The problem with IPOs being marketed to mum and dad investors
This year is quickly turning into the year of the initial public offering (IPO), as companies seize on investor capital looking for a home. But investors need to tread carefully - quantity is proving to be no guarantee of quality.
"There has been an uptick in the number of lower-quality, speculative listings," says Emanuel Datt from Datt Capital.
"There's so much liquidity sloshing around that it's creating alternative asset classes, and more speculative money is finding its way into the small end of town."
The speculative surrounding IPOs isn't a new trend. According to Vanguard, by November last year, only 20% of companies that floated in 2020 were trading above their opening day closing price.
Traditionally, big IPOs were only served up to so-called sophisticated, high net-worth investors. But Datt says that everyday mum and dad investors are now in the IPO crosshairs.
"These IPOs are being marketed to unsophisticated investors through corporate advisers."
Companies always sell their own book, but those looking to list tend to draw particularly long bows.
"There are pretty big claims being attached to some of these new, unproven technologies," says Datt.
Datt points to the large number of biotechnology companies raising cash from unsophisticated investors.
Biotechnology is an inherently risky industry in large part because few people understand it.
And these are failures by companies full of very smart people with subject knowledge far beyond what the average investor can realistically comprehend.
"In my office, people look at me and think I'm from a different planet," says Bianca Ogden, portfolio manager of the Platinum International Health Care Fund who also holds a PhD in Virology.
These companies succeed and fail on the back of clinical trials. There's drug discovery, clinical-stage design, three phases of trials, approval by the pharmaceutical regulator, manufacture, and finally distribution. Only if all these boxes are ticked can a company generate organic returns.
"The people in charge of biotech companies often have a scientific background and the jargon that comes with it, and that's foreign to regular investors."
Mesoblast is an example of a biotechnology company that made it to market, with great hype, before succumbing to the fate so many of its industry peers share.
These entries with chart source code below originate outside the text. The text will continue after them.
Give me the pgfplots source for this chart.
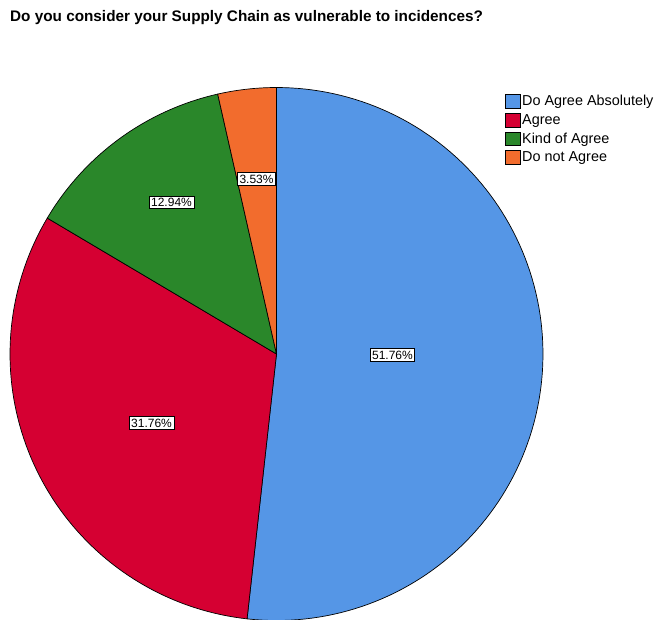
\documentclass[border=0pt]{standalone}
\usepackage{pgfplots}
\pgfplotsset{compat=1.18}
\usepackage{fontspec}
\setmainfont{Liberation Sans}
\definecolor{cblue}{RGB}{85,150,230}
\definecolor{cred}{RGB}{213,0,50}
\definecolor{cgreen}{RGB}{42,135,42}
\definecolor{corange}{RGB}{242,108,45}
\begin{document}
\begin{tikzpicture}[x=1pt,y=1pt]
\path[use as bounding box] (0,0) rectangle (656,-619);
\node[anchor=west,font=\fontsize{15.3}{17}\selectfont\bfseries,inner sep=0pt] at (10,-18) {Do you consider your Supply Chain as vulnerable to incidences?};
\begin{axis}[
  at={(276.5pt,-354pt)}, anchor=center,
  scale only axis, width=533pt, height=533pt,
  xmin=-1, xmax=1, ymin=-1, ymax=1,
  hide axis, clip=false,
  legend style={at={(axis cs:0.857,0.979)}, anchor=north west, draw=none, fill=none,
    font=\fontsize{14.4}{15.5}\selectfont, row sep=3pt, inner sep=0pt,
    cells={anchor=west}},
  legend image code/.code={\draw[#1,draw=black,line width=0.6pt] (0pt,-7pt) rectangle (14.5pt,6.5pt);},
]
% pie slices (percent): 51.76, 31.76, 12.94, 3.53 ; clockwise from top
\addplot[fill=cblue, draw=black, line width=0.7pt, domain=90:-96.34, samples=120, variable=\t] ({cos(\t)},{sin(\t)}) -- (axis cs:0,0) -- cycle;
\addlegendentry{Do Agree Absolutely}
\addplot[fill=cred, draw=black, line width=0.7pt, domain=-96.34:-210.67, samples=80, variable=\t] ({cos(\t)},{sin(\t)}) -- (axis cs:0,0) -- cycle;
\addlegendentry{Agree}
\addplot[fill=cgreen, draw=black, line width=0.7pt, domain=-210.67:-257.25, samples=40, variable=\t] ({cos(\t)},{sin(\t)}) -- (axis cs:0,0) -- cycle;
\addlegendentry{Kind of Agree}
\addplot[fill=corange, draw=black, line width=0.7pt, domain=-257.25:-270, samples=15, variable=\t] ({cos(\t)},{sin(\t)}) -- (axis cs:0,0) -- cycle;
\addlegendentry{Do not Agree}
\tikzset{lbl/.style={fill=white, draw=black, line width=0.7pt, inner sep=2pt, font=\fontsize{12}{13}\selectfont}}
\node[lbl] at (axis cs:0.435,-0.004) {51.76\%};
\node[lbl] at (axis cs:-0.469,-0.259) {31.76\%};
\node[lbl] at (axis cs:-0.394,0.570) {12.94\%};
\node[lbl] at (axis cs:-0.075,0.657) {3.53\%};
\end{axis}
\end{tikzpicture}
\end{document}
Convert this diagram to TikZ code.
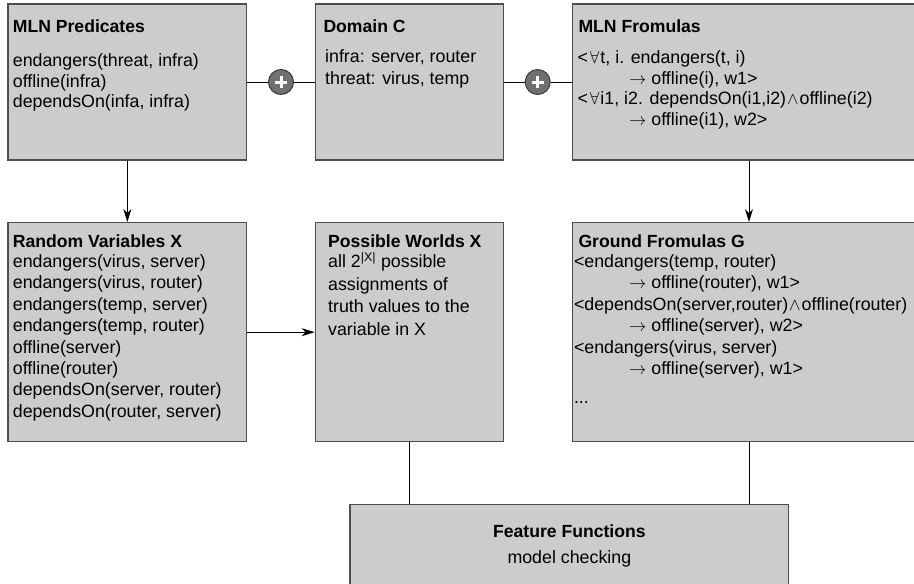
\documentclass[tikz,border=0pt]{standalone}
\usepackage{fontspec}
\setmainfont{Liberation Sans}
\usetikzlibrary{arrows.meta}
\definecolor{boxfill}{HTML}{CCCCCC}
\definecolor{boxline}{HTML}{4D4D4D}
\definecolor{plusfill}{HTML}{707070}
\definecolor{plusline}{HTML}{3A3A3A}
\begin{document}
\begin{tikzpicture}[x=1pt,y=-1pt,
  box/.style={draw=boxline, fill=boxfill, line width=1.3pt, rectangle, inner sep=0pt},
  txt/.style={anchor=base west, inner sep=0pt, font=\fontsize{17.8}{21}\selectfont},
  ttl/.style={txt, font=\fontsize{17.6}{21}\selectfont\bfseries},
  conn/.style={line width=1pt, draw=black},
  arr/.style={conn, -{Stealth[length=13pt,width=8pt,inset=4pt]}},
  plusnode/.style={circle, draw=plusline, fill=plusfill, line width=1pt, minimum size=25pt, inner sep=0pt},
  pluscross/.style={draw=white, line width=3pt}]
\clip (0,0) rectangle (914,584);
% boxes
\node[box, minimum width=238.7pt, minimum height=156pt] (b1) at (127.35,82) {};
\node[box, minimum width=188pt,   minimum height=156pt] (b2) at (409.3,82) {};
\node[box, minimum width=352.6pt, minimum height=156pt] (b3) at (749,82) {};
\node[box, minimum width=238.7pt, minimum height=219pt] (b4) at (127.35,332.2) {};
\node[box, minimum width=188pt,   minimum height=219pt] (b5) at (409.3,332.2) {};
\node[box, minimum width=352.6pt, minimum height=219pt] (b6) at (749,332.2) {};
\node[box, minimum width=438.7pt, minimum height=95.3pt] (b7) at (569.35,552.35) {};
% plus circles
\node[plusnode] (p1) at (281,82) {};
\node[plusnode] (p2) at (537.7,82) {};
\draw[pluscross] ([xshift=-6.2pt]p1.center) -- ([xshift=6.2pt]p1.center)
                 ([yshift=-6.2pt]p1.center) -- ([yshift=6.2pt]p1.center);
\draw[pluscross] ([xshift=-6.2pt]p2.center) -- ([xshift=6.2pt]p2.center)
                 ([yshift=-6.2pt]p2.center) -- ([yshift=6.2pt]p2.center);
% connectors
\draw[conn] (b1) -- (p1);
\draw[conn] (p1) -- (b2);
\draw[conn] (b2) -- (p2);
\draw[conn] (p2) -- (b3);
\draw[arr] (b1) -- (b4);
\draw[arr] (b3) -- (b6);
\draw[arr] (b4) -- (b5);
\draw[conn] (b5.south) -- (b5.south |- b7.north);
\draw[conn] (b6.south) -- (b6.south |- b7.north);
% texts: MLN Predicates
\node[ttl] (t1) at (12.7,32.3) {MLN Predicates};
\foreach \s [count=\i] in {{endangers(threat, infra)},{offline(infra)},{dependsOn(infa, infra)}}
  \node[txt] (la\i) at (12.7,46.4+20.3*\i) {\s};
% Domain C
\node[ttl] (t2) at (323.3,32.3) {Domain C};
\node[txt] (lb1) at (325,62.3) {infra: server, router};
\node[txt] (lb2) at (325,84) {threat: virus, temp};
% MLN Fromulas
\node[ttl] (t3) at (578.3,32.3) {MLN Fromulas};
\node[txt] (lc1) at (577.3,63.5) {<\kern2pt$\forall$\kern1pt t, i. endangers(t, i)};
\node[txt] (lc2) at (629,84) {$\rightarrow$ offline(i), w1>};
\node[txt] (lc3) at (577.3,104.5) {<\kern2pt$\forall$\kern1pt i1, i2. dependsOn(i1,i2)\kern1pt$\wedge$\kern1pt offline(i2)};
\node[txt] (lc4) at (629,125) {$\rightarrow$ offline(i1), w2>};
% Random Variables X
\node[ttl] (t4) at (12.7,247) {Random Variables X};
\foreach \s [count=\i] in {{endangers(virus, server)},{endangers(virus, router)},{endangers(temp, server)},{endangers(temp, router)},{offline(server)},{offline(router)},{dependsOn(server, router)},{dependsOn(router, server)}}
  \node[txt] (ld\i) at (12.7,246.1+21.4*\i) {\s};
% Possible Worlds X
\node[ttl] (t5) at (328,247) {Possible Worlds X};
\node[txt] (le1) at (328,267.5) {all 2\textsuperscript{|X|} possible};
\node[txt] (le2) at (328,290) {assignments of};
\node[txt] (le3) at (328,312.5) {truth values to the};
\node[txt] (le4) at (328,335.5) {variable in X};
% Ground Fromulas G
\node[ttl] (t6) at (578.3,247) {Ground Fromulas G};
\node[txt] (lf1) at (573.8,267.5) {<endangers(temp, router)};
\node[txt] (lf2) at (629,288.9) {$\rightarrow$ offline(router), w1>};
\node[txt] (lf3) at (573.8,310.3) {<dependsOn(server,router)\kern1pt$\wedge$\kern1pt offline(router)};
\node[txt] (lf4) at (629,331.7) {$\rightarrow$ offline(server), w2>};
\node[txt] (lf5) at (573.8,353.1) {<endangers(virus, server)};
\node[txt] (lf6) at (629,374.5) {$\rightarrow$ offline(server), w1>};
\node[txt] (lf7) at (573.8,403) {...};
% Feature Functions
\node[ttl, anchor=base] (t7) at (569.35,537) {Feature Functions};
\node[txt, anchor=base] (lg1) at (569.35,563) {model checking};
\end{tikzpicture}
\end{document}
"Companies like Mesoblast (ASX: MSB) have kicked the can down the road for a decade, literally raising hundreds of millions in investors capital and they're yet to have a commercial product," says Datt.
But IPO risk isn't reserved to Biotech only; it pervades through the entire IPO market.
Youfoodz (ASX: YFZ), a food delivery service, raised $70 million to list at $1.50. It now trades at $0.73.
"That's even after the once in a generation COVID bump, where people were ordering home-delivered food due to lockdown and working from home," says Datt.
Then there's unsecured personal loan provider Harmoney (ASX: HMY), which raised more than $90 million to list at $3.50 but is now trading at $2.10.